The Pressing of Foie Gras and Wild Duck, Caramelised Clementine Puree, Pain d’epice and Watercress Salad is a smooth marbled slab of delicate meaty morsels bordered by two walls of the thinnest, crispiest spicy ginger bread. Each forkful can be dunked in the tangy streaks of vibrant clementine.
One fresh pasta cushion filled with light chunks of langoustine surrounded by autumnal spheres of pumpkin partially submerged under nutty foam or otherwise Raviole of Langoustine, Pumpkin with Sautéed Swiss Chard and Almond Cappuccino.
I'm starting to fade a little so have asked for a rest after my fish course. What I have awaiting me is a beautiful hunk of burnished golden Cornish Turbot on the Bone. Stew of Cannelloni Beans, Clams, Cockles and Horseradish. I always think that open clams add a quintessential flash of seashore sunshine to a meal and this is how this dish makes me feel. It’s too dark to see the sea outside but I can enjoy the seaside on my plate. The turbot yields to white soft flakes at the merest fork, there are, annoyingly, more bones than I'd like to spoil my eating pleasure (and I don't mean the bone it’s cooked on!) but fish can be infuriating like that. I've never been a huge fan of cannelloni beans, and I'm still not convinced but I gave them a try. I do like a subtle kick of horseradish however, this horseradish was very subtle, really too subtle, I only believed it was in the dish because the menu told me so.
The beef is coming next and I'm having a breather with a fine Malbec checking out the other diners with that contented, well-fed buzz around the room.

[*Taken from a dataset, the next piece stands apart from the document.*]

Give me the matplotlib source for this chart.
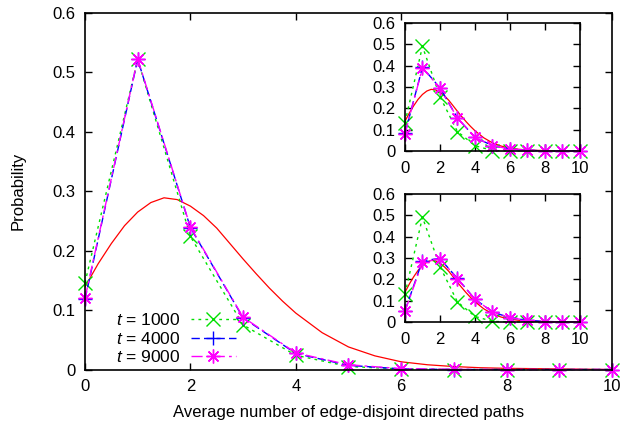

After the longest pause I can muster the main event arrives. Island Beef with Potato Gnocci, Crispy Braised
Oxtail, Salsify and Trompette de le Mort, Oxtail Jus and Parsley Oil. I was fairly sure I would struggle to eat another morsel but here we have draped rosy slices of the rare fillet on top of a flat cake of crunchy oxtail-y loveliness. Then there is the beautifully bronzed salsify, dark dense mushrooms and creamy cauliflower puree. The potato gnocchi were so superior to the lumpen ones last night, still firm but not stodgy.
And for the final flourish the entire dish is decorated with Jackson Pollock splashes of verdant parsley oil.

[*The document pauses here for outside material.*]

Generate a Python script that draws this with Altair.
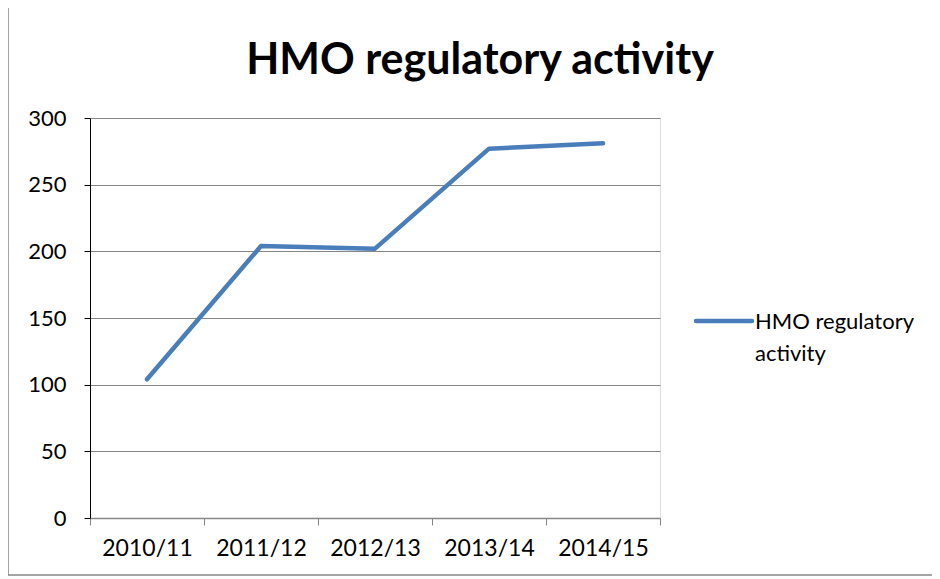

Even though I've said how full I am, my waitress asks me if I'd like to partake in the optional cheese course, which is pretty funny. I'd like to at one meal but perhaps with one of the smaller menus.
The pre-dessert of Sloe Gin Jelly with Pink Champagne Foam is a welcome, light, refreshing and restoring, I'm nearly at the home straight now.
The signature dessert of the three tasting menus is in front of me - the Dark Chocolate and Hazelnut Layered Parfait with Hazelnut Tuille. The stylish layers of rich chocolate and hazelnut with airy crispy shards of tuille and extravagant wisps of edible gold. Think Michelin starred Nutella! It's picture perfect and I'm admiring its stature whilst chatting to my neighbours on the next table. S and her husband A used to live in the Isle of Wight and can impart oodles of local knowledge which I hope I can profit from. And we also share a love of the Orient Express extravaganzas. We swap experiences of my trip to Venice and across the US and S and A’s fabulous holiday exploring castles in Scotland on the newly restored Royal Scotsman. We are so absorbed in our tales my dessert keels over with my neglect. The few mouthfuls I have however are very good indeed. It’s actually after midnight when we finish our drinks and retire to our rooms - so “Merry Christmas”, tomorrow is another day of culinary indulgence - oh my!